O antigo presidente do Conselho de Administração do GES, António Ricciardi, assegurou, ao ser inquirido pelo Ministério Público, que Ricardo Salgado "era, de facto, o único que sabia tudo" o que se passava no grupo. O depoimento remonta a 2015 e foi reproduzido esta quinta-feira de manhã no julgamento do caso BES.
Corpo do artigo
O tio do ex-banqueiro morreu em 2022, aos 102 anos, e surge no processo na condição de testemunha.
Em outubro de 2015, António Ricciardi explicou que, embora a sua assinatura surja em inúmeros documentos do grupo, desconhecia a generalidade das decisões tomadas sobre a gestão do Grupo Espírito Santo (GES). A documentação era-lhe apresentado por José Castella, então supervisor financeiro do GES, falecido cinco meses de o Ministério Público ter, em julho de 2020, deduzido a acusação.
"O Dr. José Castella era um funcionário do GES, com a confiança de toda a gente, e a maior parte das vezes, aparecia-me com documentos para serem assinados. A maior parte das vezes, já estariam assinados pelo Manuel Fernando [Espírito Santo, líder de outro dos cinco ramos da família], e eu punha a assinatura, sem de facto ter participado na decisão", referiu há nove anos, sublinhando que era sua convicção que o supervisor financeiro recebia "instruções" de Ricardo Salgado.
"Eu acho que ele tinha de facto instruções do Dr. Ricardo Salgado, preparava as coisas de acordo com essas instruções e recolhia as assinaturas da Espírito Santo International [ESI]", afirmou. A ESI era a holding criada para controlar as áreas financeira e não financeira do GES e que era detida pela Espírito Santo Control, esta última participada pelos cinco ramos da família Espírito Santo.

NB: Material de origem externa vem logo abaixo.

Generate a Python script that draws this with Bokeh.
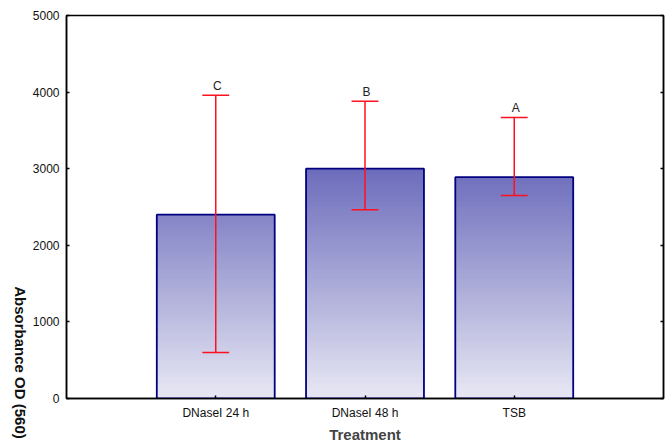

Na perspetiva do Ministério Público, a ESI, falida desde 2009 mas com as contas sistematicamente adulteradas para mascarar a sua situação, foi uma das entidades no centro do esquema montado por Ricardo Salgado para delapidar, subornando os próprios funcionários e com recurso a operações fraudulentas e a uma rede de offshores, o património do Banco Espírito Santo (BES) e dos seus clientes.
"Não me lembro de ter assinado"
"Eu soube o que tinha acontecido às contas pela primeira vez em novembro de 2013, numa reunião do Conselho Superior [do GES]. Tinha aparecido um buraco, já era de um bilião", assegurou aos procuradores do Ministério Público, em 2015, António Ricciardi, então com 96 anos. "A partir dessa reunião, falámos e procurámos ver o que havia a fazer, para procurar sanear a questão. Mas, entretanto, houve a intervenção do Banco de Portugal, que fez sair os membros da família Espírito Santo", acrescentou.
Na inquirição de cerca de hora e meia, o tio de Ricardo Salgado mostrou-se ainda surpreendido com a existência da Espírito Santo Enterprises (ESE), vulgarmente chamado de "saco azul" do GES, e que terá sido usado para pagar "prémios" a funcionários do BES, incluindo, em um milhão de euros, Amílcar Morais Pires, o braço-direito do ex-banqueiro. O Ministério Público acredita que foram "luvas" internas e a assinatura de António Ricciardi surgiu, pelo menos, em algumas das ordens para o pagamento.
"Acho extraordinário, porque não me lembro disso, não considero adequado. Claro que o Amílcar [Morais] Pires era um dos homens de que o Ricardo [Salgado] se servia, mas não me lembro de ter assinado esse documento", reagiu. Questionado sobre o que queria dizer com pessoas de quem o ex-banqueiro se servia, António Ricciardi respondeu que era "evidente" que o antigo presidente do BES "não fez a gestão do grupo sozinho". "Tinha um grupo de pessoas que trabalhavam para ele. Essas pessoas sabiam de umas coisas e não sabiam de outras. Quem sabia de tudo, era ele [Ricardo Salgado]", explicitou.
O julgamento prossegue esta quinta-feira à tarde, com a inquirição presencial de José Maria Ricciardi, filho de António Ricciardi, e que, em 2013, foi o único a recusar-se a dar um voto de confiança ao primo Ricardo Salgado para que este avançasse com um programa de reestruturação do GES.